Efficient probabilistic surrogate modeling techniques for partially-observed large-scale dynamical systems
Hans Harder, Abhijeet Vishwasrao, Luca Guastoni, Ricardo Vinuesa, Sebastian Peitz
TL;DR
The paper tackles forecasting of partially observed, large-scale dynamical systems governed by PDEs using probabilistic surrogate models. It centers on flow matching and a suite of extensions—direct distillation, progressive distillation, adversarial diffusion distillation, and rectified flows—to accelerate sampling while maintaining physical fidelity, and validates them on challenging Navier–Stokes and Rayleigh–Taylor instability benchmarks, including 2D slices for inflow generation. Key findings show adversarial diffusion distillation provides the fastest, most plausible samples, while progressive distillation offers a simple and efficient alternative; deterministic baselines tend to blur outcomes, and GAN-based approaches can be unstable on some data.

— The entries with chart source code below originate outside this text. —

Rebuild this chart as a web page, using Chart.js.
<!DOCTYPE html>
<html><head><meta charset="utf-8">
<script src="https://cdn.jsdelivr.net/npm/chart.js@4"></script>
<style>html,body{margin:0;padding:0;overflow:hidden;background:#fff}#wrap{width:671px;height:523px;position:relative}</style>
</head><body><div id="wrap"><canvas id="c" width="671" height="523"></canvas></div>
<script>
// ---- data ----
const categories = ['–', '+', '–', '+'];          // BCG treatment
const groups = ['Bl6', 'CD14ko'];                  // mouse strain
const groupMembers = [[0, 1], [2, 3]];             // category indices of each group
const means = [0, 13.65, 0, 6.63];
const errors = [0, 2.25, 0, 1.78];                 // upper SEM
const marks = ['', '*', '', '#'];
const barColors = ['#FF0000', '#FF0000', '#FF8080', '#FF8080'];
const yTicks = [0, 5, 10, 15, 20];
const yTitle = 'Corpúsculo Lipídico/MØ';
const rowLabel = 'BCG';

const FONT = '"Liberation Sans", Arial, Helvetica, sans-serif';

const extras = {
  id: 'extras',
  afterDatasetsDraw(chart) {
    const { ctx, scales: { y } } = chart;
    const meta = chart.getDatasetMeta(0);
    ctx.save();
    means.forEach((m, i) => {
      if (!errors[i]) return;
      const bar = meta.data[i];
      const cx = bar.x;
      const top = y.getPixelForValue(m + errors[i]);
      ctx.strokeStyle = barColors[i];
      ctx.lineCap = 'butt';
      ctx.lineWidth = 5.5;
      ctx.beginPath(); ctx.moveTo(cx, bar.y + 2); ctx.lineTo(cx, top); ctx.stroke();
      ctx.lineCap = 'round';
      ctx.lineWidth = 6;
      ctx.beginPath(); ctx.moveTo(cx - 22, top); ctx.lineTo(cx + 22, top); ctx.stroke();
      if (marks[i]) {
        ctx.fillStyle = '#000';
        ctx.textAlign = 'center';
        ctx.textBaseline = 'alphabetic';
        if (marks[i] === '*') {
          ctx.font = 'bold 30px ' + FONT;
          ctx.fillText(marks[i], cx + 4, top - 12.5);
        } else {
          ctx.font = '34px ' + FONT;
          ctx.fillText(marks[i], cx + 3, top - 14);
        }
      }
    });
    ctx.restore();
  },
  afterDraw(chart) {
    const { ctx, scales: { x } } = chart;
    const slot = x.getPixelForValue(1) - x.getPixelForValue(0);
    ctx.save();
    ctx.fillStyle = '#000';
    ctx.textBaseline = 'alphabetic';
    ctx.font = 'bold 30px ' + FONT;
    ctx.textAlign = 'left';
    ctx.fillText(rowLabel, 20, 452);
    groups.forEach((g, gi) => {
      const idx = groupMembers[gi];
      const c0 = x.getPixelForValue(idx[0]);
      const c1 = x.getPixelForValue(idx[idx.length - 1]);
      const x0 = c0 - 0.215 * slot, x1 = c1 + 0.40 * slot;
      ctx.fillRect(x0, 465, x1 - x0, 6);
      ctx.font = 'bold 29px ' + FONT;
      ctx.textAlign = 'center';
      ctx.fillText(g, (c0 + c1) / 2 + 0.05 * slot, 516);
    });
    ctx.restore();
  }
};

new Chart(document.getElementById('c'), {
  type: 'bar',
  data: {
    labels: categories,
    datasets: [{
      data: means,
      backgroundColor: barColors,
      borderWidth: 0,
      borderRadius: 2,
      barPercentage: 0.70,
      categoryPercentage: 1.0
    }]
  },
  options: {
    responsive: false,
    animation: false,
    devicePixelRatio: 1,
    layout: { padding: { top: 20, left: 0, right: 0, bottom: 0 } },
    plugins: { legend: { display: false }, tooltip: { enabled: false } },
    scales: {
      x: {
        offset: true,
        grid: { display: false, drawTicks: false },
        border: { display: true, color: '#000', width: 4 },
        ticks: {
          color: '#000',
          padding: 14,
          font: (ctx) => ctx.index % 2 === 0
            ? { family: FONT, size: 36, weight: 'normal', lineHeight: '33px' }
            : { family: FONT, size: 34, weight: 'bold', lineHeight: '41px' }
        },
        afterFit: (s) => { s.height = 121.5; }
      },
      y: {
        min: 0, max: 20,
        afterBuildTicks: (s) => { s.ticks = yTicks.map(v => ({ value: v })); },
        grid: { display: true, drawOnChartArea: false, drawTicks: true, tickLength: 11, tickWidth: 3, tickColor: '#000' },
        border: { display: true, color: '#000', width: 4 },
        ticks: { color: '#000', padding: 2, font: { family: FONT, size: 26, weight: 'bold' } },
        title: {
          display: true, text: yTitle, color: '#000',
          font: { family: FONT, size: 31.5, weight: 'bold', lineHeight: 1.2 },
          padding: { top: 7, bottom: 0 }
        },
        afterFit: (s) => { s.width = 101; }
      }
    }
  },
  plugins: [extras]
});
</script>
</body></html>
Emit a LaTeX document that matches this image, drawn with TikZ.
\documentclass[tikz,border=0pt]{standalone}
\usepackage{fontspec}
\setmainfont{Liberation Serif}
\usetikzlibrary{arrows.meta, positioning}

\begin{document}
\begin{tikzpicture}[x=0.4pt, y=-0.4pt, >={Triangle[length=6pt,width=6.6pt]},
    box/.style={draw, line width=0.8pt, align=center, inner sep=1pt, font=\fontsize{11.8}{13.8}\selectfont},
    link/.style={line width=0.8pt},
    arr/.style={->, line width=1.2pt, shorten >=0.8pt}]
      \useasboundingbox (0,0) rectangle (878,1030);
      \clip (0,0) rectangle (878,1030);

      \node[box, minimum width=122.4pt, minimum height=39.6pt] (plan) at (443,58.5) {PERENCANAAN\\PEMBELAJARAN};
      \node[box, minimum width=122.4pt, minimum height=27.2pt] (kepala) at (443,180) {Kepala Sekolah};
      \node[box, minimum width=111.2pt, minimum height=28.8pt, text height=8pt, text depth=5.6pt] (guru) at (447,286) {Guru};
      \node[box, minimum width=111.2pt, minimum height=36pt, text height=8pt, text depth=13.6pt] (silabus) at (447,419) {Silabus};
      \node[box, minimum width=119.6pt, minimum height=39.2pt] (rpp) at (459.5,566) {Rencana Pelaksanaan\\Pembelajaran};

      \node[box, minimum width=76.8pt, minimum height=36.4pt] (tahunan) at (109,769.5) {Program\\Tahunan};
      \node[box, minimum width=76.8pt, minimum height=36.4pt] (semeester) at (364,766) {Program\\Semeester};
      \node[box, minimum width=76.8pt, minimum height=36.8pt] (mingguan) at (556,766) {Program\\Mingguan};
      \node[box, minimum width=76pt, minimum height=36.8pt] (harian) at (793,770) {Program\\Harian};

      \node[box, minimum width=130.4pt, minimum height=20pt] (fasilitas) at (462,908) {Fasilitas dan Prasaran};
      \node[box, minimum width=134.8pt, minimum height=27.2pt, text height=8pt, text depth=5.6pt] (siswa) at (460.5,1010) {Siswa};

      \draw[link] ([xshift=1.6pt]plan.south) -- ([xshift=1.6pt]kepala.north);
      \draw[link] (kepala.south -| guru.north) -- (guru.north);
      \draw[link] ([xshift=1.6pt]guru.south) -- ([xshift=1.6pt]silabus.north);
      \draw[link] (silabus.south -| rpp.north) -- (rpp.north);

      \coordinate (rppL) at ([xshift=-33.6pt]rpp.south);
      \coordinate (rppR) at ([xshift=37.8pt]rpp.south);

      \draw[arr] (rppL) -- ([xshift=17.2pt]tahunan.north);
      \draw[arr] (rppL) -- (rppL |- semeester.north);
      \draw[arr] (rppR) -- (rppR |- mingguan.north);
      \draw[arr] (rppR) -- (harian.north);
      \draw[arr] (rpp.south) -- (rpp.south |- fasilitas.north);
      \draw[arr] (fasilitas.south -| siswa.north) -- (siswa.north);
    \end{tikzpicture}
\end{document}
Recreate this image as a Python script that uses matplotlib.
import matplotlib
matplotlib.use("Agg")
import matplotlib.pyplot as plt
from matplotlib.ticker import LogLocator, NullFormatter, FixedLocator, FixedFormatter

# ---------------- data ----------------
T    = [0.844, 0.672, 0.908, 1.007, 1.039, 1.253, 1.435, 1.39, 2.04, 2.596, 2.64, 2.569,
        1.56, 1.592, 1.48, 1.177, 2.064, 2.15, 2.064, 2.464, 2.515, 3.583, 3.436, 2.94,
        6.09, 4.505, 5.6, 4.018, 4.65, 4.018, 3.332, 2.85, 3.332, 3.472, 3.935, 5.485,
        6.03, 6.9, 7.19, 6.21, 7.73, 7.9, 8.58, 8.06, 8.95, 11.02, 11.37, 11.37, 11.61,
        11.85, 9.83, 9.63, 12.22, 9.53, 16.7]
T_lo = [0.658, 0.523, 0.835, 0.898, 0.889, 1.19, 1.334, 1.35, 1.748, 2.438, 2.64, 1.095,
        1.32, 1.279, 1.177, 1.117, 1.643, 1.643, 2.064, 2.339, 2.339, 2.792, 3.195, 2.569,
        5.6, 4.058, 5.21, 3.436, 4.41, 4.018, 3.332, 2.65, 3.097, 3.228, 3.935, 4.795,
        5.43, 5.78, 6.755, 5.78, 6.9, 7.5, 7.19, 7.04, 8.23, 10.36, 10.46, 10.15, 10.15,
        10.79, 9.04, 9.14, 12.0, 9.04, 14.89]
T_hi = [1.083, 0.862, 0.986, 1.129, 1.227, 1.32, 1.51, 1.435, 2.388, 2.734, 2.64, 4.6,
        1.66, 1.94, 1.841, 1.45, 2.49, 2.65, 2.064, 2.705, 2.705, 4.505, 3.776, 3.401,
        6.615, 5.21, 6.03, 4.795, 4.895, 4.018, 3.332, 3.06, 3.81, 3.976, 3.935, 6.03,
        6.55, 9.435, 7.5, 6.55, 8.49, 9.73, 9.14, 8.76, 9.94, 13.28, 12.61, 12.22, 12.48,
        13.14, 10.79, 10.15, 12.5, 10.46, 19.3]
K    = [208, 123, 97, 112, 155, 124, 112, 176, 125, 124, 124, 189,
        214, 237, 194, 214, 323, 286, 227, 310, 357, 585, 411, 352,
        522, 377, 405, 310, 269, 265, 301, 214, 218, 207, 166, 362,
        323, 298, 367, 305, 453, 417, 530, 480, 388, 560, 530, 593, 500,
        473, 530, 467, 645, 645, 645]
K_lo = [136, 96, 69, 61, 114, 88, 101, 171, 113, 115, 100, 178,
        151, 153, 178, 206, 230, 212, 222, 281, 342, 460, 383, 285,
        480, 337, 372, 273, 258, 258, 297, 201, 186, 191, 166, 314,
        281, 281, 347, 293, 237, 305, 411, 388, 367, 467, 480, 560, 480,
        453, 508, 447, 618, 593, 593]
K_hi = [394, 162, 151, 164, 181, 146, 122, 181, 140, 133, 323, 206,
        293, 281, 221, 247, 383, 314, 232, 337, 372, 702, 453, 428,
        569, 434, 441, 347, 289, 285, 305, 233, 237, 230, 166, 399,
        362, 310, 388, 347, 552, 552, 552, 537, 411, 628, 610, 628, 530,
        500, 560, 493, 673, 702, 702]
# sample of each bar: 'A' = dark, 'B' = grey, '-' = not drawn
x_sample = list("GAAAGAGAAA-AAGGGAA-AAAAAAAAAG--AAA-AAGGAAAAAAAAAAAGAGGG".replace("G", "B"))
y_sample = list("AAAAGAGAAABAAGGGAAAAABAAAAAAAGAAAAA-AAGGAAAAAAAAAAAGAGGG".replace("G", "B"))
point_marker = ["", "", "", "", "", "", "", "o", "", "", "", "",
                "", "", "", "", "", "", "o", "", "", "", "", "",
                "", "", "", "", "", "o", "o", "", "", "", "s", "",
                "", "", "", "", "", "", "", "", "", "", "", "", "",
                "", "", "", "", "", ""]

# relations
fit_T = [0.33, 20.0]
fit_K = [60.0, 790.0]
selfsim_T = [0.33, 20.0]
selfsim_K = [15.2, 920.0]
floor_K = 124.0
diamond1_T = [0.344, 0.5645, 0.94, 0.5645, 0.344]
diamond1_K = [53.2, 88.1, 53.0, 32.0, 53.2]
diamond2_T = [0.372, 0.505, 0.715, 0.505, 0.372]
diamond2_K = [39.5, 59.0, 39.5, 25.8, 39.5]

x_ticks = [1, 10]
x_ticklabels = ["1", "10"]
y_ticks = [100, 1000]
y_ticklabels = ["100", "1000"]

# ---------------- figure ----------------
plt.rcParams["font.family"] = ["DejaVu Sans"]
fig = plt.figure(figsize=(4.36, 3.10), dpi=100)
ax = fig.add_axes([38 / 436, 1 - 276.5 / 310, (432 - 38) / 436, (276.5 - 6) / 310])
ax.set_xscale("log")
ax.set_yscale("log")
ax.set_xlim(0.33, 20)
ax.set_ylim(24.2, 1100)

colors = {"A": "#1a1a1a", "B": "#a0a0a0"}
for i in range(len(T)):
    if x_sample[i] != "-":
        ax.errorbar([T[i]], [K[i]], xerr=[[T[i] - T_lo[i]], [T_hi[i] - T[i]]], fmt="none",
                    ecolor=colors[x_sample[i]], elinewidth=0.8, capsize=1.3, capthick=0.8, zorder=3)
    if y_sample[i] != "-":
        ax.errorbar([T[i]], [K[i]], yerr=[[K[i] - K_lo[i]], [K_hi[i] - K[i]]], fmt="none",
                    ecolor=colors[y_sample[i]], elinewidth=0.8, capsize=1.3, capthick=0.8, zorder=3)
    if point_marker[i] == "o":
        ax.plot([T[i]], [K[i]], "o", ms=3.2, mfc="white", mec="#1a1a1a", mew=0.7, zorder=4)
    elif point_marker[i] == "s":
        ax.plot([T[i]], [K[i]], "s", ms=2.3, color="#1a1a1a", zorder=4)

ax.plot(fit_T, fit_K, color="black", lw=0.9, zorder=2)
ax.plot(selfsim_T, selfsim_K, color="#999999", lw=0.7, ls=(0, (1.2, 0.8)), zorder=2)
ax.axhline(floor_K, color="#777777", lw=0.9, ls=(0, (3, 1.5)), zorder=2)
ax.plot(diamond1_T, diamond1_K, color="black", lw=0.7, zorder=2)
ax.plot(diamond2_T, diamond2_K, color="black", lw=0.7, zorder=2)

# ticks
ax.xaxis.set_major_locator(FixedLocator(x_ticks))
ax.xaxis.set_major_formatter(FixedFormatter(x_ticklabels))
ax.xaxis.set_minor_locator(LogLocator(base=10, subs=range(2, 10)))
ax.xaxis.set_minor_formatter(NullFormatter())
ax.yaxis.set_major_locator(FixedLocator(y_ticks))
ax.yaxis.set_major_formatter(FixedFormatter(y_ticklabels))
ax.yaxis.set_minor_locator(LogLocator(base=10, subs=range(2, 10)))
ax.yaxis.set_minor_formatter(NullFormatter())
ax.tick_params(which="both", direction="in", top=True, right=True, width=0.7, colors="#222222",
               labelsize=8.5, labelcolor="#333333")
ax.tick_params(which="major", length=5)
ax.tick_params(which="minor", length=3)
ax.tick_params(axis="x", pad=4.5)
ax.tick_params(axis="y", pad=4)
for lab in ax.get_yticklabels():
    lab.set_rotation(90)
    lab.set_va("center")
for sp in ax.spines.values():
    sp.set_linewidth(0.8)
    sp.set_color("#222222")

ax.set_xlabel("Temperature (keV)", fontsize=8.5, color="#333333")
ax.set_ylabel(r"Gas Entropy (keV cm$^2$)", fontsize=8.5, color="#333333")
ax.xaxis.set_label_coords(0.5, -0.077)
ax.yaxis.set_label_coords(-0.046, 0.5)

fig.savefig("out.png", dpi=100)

The work demonstrates the viability of fast, probabilistic surrogates for partially observed dynamics, with practical impact for accelerating solvers and enabling inflow generation in large-scale simulations; code is publicly available.
Abstract
This paper is concerned with probabilistic techniques for forecasting dynamical systems described by partial differential equations (such as, for example, the Navier-Stokes equations). In particular, it is investigating and comparing various extensions to the flow matching paradigm that reduce the number of sampling steps. In this regard, it compares direct distillation, progressive distillation, adversarial diffusion distillation, Wasserstein GANs and rectified flows. Moreover, experiments are conducted on a set of challenging systems. In particular, we also address the challenge of directly predicting 2D slices of large-scale 3D simulations, paving the way for efficient inflow generation for solvers.